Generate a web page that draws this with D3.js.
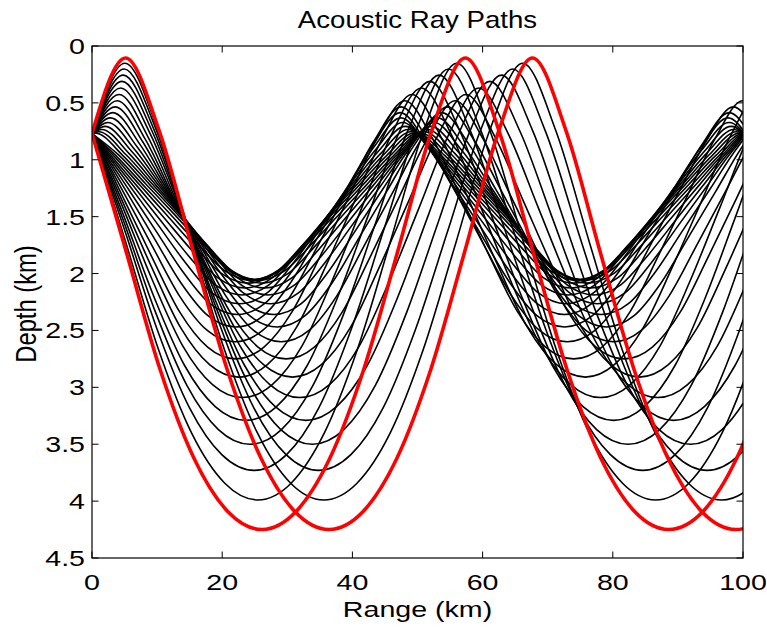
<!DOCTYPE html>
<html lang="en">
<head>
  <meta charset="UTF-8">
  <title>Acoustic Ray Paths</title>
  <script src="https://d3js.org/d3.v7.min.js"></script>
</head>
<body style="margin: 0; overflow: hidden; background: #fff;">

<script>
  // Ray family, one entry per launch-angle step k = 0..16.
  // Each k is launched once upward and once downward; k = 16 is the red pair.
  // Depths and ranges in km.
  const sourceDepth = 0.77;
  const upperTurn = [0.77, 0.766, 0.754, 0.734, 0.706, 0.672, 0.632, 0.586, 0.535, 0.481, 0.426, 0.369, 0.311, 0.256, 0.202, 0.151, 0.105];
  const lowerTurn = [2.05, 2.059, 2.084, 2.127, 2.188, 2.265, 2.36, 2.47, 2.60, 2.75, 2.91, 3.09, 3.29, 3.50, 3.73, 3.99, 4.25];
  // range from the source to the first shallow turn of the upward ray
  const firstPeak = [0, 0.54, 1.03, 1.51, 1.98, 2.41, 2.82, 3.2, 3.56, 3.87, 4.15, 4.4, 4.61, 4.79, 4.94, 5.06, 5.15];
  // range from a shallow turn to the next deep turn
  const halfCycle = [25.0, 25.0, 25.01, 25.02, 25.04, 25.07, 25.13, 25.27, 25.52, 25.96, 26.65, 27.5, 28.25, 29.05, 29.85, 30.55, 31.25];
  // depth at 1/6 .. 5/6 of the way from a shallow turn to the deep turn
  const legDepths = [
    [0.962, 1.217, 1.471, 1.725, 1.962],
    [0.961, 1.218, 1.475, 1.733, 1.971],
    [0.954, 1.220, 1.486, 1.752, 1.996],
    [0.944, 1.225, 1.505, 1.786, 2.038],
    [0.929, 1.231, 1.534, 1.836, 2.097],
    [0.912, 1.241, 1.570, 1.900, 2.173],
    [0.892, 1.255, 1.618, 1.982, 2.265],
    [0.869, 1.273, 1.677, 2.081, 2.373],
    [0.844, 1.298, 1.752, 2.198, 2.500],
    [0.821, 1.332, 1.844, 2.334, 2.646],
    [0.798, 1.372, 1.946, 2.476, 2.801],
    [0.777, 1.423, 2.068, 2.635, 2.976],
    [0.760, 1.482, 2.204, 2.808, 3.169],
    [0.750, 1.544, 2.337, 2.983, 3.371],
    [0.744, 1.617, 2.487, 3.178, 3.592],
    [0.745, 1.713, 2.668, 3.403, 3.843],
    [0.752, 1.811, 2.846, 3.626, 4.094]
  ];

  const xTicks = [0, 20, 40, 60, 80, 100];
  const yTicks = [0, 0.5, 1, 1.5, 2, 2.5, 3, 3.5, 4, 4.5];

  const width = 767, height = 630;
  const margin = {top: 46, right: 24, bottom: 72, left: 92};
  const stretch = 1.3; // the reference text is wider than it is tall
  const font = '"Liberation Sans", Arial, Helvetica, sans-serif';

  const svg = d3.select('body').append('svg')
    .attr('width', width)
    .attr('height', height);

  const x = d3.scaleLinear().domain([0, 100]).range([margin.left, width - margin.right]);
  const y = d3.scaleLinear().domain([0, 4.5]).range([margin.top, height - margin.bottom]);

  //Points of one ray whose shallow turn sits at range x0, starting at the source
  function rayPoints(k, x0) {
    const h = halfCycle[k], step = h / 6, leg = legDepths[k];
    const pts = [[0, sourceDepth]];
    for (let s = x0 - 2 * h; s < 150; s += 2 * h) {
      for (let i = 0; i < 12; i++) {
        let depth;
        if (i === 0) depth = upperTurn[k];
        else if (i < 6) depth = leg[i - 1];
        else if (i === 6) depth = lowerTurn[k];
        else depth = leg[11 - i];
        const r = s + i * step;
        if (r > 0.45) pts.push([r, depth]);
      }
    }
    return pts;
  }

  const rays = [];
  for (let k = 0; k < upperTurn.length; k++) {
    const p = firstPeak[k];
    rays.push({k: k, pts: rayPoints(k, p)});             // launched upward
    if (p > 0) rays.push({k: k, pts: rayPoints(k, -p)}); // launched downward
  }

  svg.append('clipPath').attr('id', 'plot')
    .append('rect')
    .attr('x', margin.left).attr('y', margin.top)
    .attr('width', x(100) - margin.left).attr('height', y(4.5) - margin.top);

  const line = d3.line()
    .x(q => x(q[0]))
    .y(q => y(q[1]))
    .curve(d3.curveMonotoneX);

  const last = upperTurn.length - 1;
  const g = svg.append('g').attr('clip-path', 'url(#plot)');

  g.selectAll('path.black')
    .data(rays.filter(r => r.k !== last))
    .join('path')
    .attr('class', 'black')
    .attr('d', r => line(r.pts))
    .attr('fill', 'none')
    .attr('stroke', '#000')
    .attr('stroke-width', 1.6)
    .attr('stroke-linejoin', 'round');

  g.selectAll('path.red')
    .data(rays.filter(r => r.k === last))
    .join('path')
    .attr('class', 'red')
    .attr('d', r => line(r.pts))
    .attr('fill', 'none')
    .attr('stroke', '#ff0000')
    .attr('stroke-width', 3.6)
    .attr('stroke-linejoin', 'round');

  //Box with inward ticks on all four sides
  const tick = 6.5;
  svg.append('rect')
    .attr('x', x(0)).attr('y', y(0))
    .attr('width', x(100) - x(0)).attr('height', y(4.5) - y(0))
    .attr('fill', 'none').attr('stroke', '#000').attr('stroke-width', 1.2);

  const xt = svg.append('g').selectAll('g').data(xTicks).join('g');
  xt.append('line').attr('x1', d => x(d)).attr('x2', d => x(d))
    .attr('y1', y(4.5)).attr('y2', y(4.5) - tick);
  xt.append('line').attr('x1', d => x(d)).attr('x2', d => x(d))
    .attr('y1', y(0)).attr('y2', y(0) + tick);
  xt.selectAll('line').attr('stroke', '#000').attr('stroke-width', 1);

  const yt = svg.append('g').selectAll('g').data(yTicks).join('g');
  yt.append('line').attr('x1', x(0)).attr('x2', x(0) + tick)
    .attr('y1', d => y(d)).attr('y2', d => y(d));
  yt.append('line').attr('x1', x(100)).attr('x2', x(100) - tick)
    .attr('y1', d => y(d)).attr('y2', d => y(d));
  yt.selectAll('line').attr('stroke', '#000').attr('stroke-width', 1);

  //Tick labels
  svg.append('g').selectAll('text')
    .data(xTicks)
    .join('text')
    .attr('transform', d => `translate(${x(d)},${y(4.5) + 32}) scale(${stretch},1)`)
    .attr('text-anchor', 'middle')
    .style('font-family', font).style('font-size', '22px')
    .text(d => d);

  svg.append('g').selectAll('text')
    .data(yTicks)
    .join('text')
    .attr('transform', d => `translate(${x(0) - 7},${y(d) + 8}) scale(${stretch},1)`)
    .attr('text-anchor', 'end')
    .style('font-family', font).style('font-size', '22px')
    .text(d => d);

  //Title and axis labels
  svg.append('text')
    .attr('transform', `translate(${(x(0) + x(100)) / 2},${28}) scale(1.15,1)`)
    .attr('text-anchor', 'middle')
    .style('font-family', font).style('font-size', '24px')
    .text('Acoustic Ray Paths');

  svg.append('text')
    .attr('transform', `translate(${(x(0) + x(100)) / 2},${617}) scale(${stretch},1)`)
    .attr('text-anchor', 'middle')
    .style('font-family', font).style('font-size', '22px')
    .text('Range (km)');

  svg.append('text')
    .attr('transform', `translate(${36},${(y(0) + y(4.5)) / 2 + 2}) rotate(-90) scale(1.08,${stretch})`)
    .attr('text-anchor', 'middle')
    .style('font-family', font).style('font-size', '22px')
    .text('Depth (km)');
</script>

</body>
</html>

#### DO THIS
Leave out the pictures, then repeat the listing above exactly from its first line to the line with "0; overflow: hidden;", inclusive.

#### EXPECTED OUTPUT
Generate a web page that draws this with D3.js.
<!DOCTYPE html>
<html lang="en">
<head>
  <meta charset="UTF-8">
  <title>Acoustic Ray Paths</title>
  <script src="https://d3js.org/d3.v7.min.js"></script>
</head>
<body style="margin: 0; overflow: hidden; background: #fff;">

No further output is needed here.